Gram knocks my hand away. “Those colors won’t suit you.”
I sit still as she works the elastic out of my hair and undoes my braid. So carefully, each lock of hair laid gently over one of my shoulders. I shut my eyes. I’m afraid I might cry.
“Today’s important,” Gram says in my ear, her hands careful against my scalp. “I’m counting on you to keep things tidy.”
I open my eyes, meet hers in the mirror. “Tidy?”
“As in,” Gram says, “do not make a mess.” She separates my hair into sections and strokes it with a stiff brush, smoothing it. I watch in the mirror as she sweeps it back from my temples, the gray streaks there stark. I don’t know why—they never have before—but they set a blush going in my cheeks. Gram presses the back of her hand to my skin, cool against my rising heat.

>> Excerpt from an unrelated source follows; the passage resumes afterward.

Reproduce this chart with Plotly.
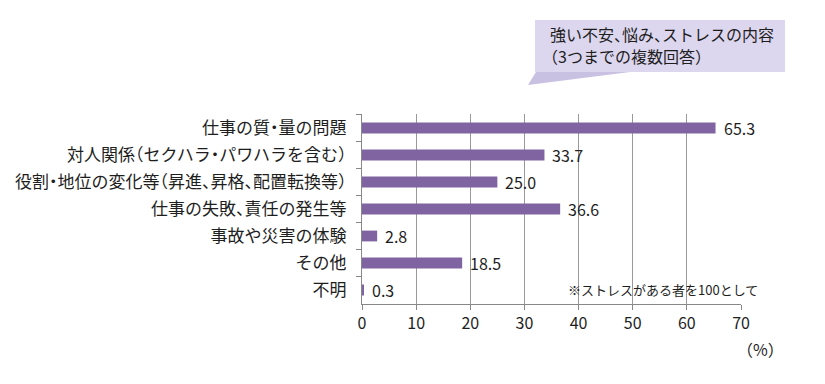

“Just like a Nielsen,” she says, something wistful to her voice. A dreaminess.
She picks up the curling iron then, and the whole world stretches out as she works it through my hair, piece by piece. Slow, pulling, the hum of the fan, the air beating against my skin. This is what being hers means. This is what I wanted.
I let it sink into me, wrap around my heart, until she finishes the last of my curls, sets down the iron. I lean back against her stomach. Matching dresses, matching hair.